Input: ([1, 2, 3, 4], 2)
Expected Output: 1
Explanation: target=2 falls in bucket 1's range [1,3), so index 1.
Input: ([1, 2, 3, 4], 3)
Expected Output: 2
Explanation: target=3 is the start of bucket 2's range [3,6) — the boundary case the <= comparison must handle, so index 2.
Input: ([1, 2, 3, 4], 6)
Expected Output: 3
Explanation: target=6 is the start of bucket 3's range [6,10), so index 3 (which should be picked ~40% of the time).
Input: ([1, 2, 3, 4], 9)
Expected Output: 3
Explanation: target=9 is the largest valid target (sum=10), still in bucket 3's range [6,10), so index 3.
Input: ([5], 0)
Expected Output: 0
Explanation: Single weight: every target maps to index 0.
Input: ([5], 4)
Expected Output: 0
Explanation: Single weight, target=4 < 5: still index 0. Exercises the lo==hi base case of the binary search.
Input: ([2, 2, 2], 0)
Expected Output: 0
Explanation: Equal weights, prefix [2,4,6]. target=0 in bucket 0 ([0,2)).
Input: ([2, 2, 2], 2)
Expected Output: 1
Explanation: target=2 is the boundary into bucket 1 ([2,4)), so index 1.
Input: ([2, 2, 2], 5)
Expected Output: 2
Explanation: target=5 in bucket 2 ([4,6)), so index 2.
Hints
- Precompute prefix sums P where P[i] = weights[0] + ... + weights[i]. The index i 'owns' the half-open range [P[i-1], P[i]) of target values (with P[-1] = 0).
- You want the smallest index i with P[i] > target.

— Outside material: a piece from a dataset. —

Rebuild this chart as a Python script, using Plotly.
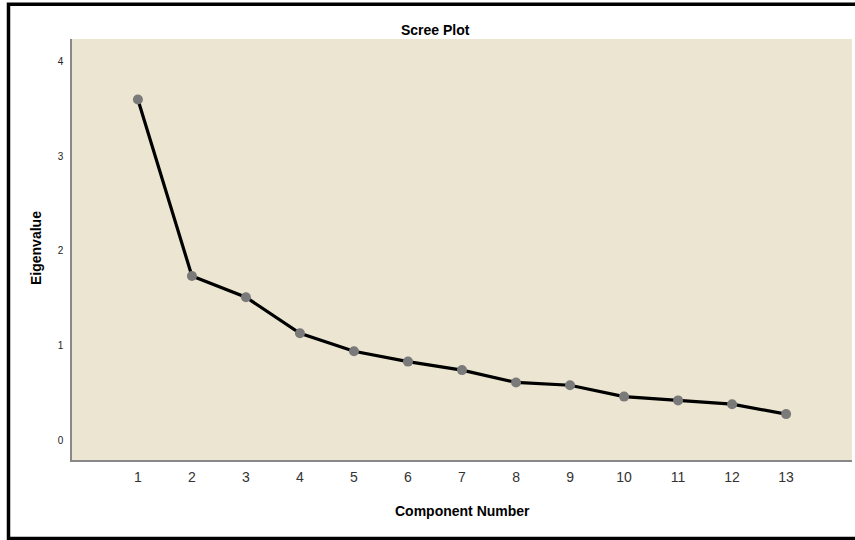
import plotly.graph_objects as go

components = list(range(1, 14))
eigenvalues = [3.60, 1.735, 1.51, 1.13, 0.94, 0.83, 0.74, 0.61, 0.58, 0.46, 0.42, 0.38, 0.275]
y_ticks = [0, 1, 2, 3, 4]
x_ticks = components

W, H = 855, 540
ML, MR, MT, MB = 72, 3, 39, 80
PW, PH = W - ML - MR, H - MT - MB

def px_x(px):
    return (px - ML) / PW

def px_y(py):
    return (H - MB - py) / PH

fig = go.Figure()
fig.add_trace(go.Scatter(
    x=components, y=eigenvalues, mode="lines+markers",
    line=dict(color="black", width=3.2),
    marker=dict(color="#7a7a7a", size=10),
    showlegend=False, hoverinfo="x+y",
))

font = "Liberation Sans, Arial, sans-serif"
fig.update_layout(
    width=W, height=H,
    margin=dict(l=ML, r=MR, t=MT, b=MB),
    paper_bgcolor="white",
    plot_bgcolor="#ebe5d1",
    font=dict(family=font, color="#222"),
    xaxis=dict(
        range=[-0.22, 14.22], tickvals=x_ticks, ticktext=[str(v) for v in x_ticks],
        showgrid=False, zeroline=False, showline=True, linecolor="#888", linewidth=1.5,
        ticks="", tickfont=dict(size=14, color="#333"), ticklabelstandoff=3,
    ),
    yaxis=dict(
        range=[-0.21, 4.24], tickvals=y_ticks, ticktext=[str(v) for v in y_ticks],
        showgrid=False, zeroline=False, showline=True, linecolor="#888", linewidth=1.5,
        ticks="", tickfont=dict(size=10, color="#222"), ticklabelstandoff=5,
    ),
    annotations=[
        dict(text="<b>Scree Plot</b>", x=px_x(435), y=px_y(30), xref="paper", yref="paper",
             showarrow=False, font=dict(size=14, color="black"), xanchor="center", yanchor="middle"),
        dict(text="<b>Component Number</b>", x=px_x(462), y=px_y(511), xref="paper", yref="paper",
             showarrow=False, font=dict(size=14, color="black"), xanchor="center", yanchor="middle"),
        dict(text="<b>Eigenvalue</b>", x=px_x(36), y=px_y(248), xref="paper", yref="paper",
             showarrow=False, textangle=-90, font=dict(size=14, color="black"),
             xanchor="center", yanchor="middle"),
    ],
    shapes=[
        dict(type="rect", xref="paper", yref="paper",
             x0=px_x(8.5), x1=px_x(870), y0=px_y(4.3), y1=px_y(538.5),
             line=dict(color="black", width=3.5), fillcolor="rgba(0,0,0,0)", layer="above"),
    ],
)

fig.write_html(
    "out.html",
    config={"displayModeBar": False},
    post_script="document.body.style.margin='0';document.body.style.padding='0';document.body.style.overflow='hidden';",
)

This is a lower_bound / first-true binary search, not an exact-match search — the classic off-by-one trap is using `<` vs `<=` in the comparison.
- Use the invariant `while lo < hi: mid = (lo+hi)//2; if P[mid] <= target: lo = mid+1 else: hi = mid`, then return lo. This converges lo to the first bucket strictly above target without needing a separate found/not-found case.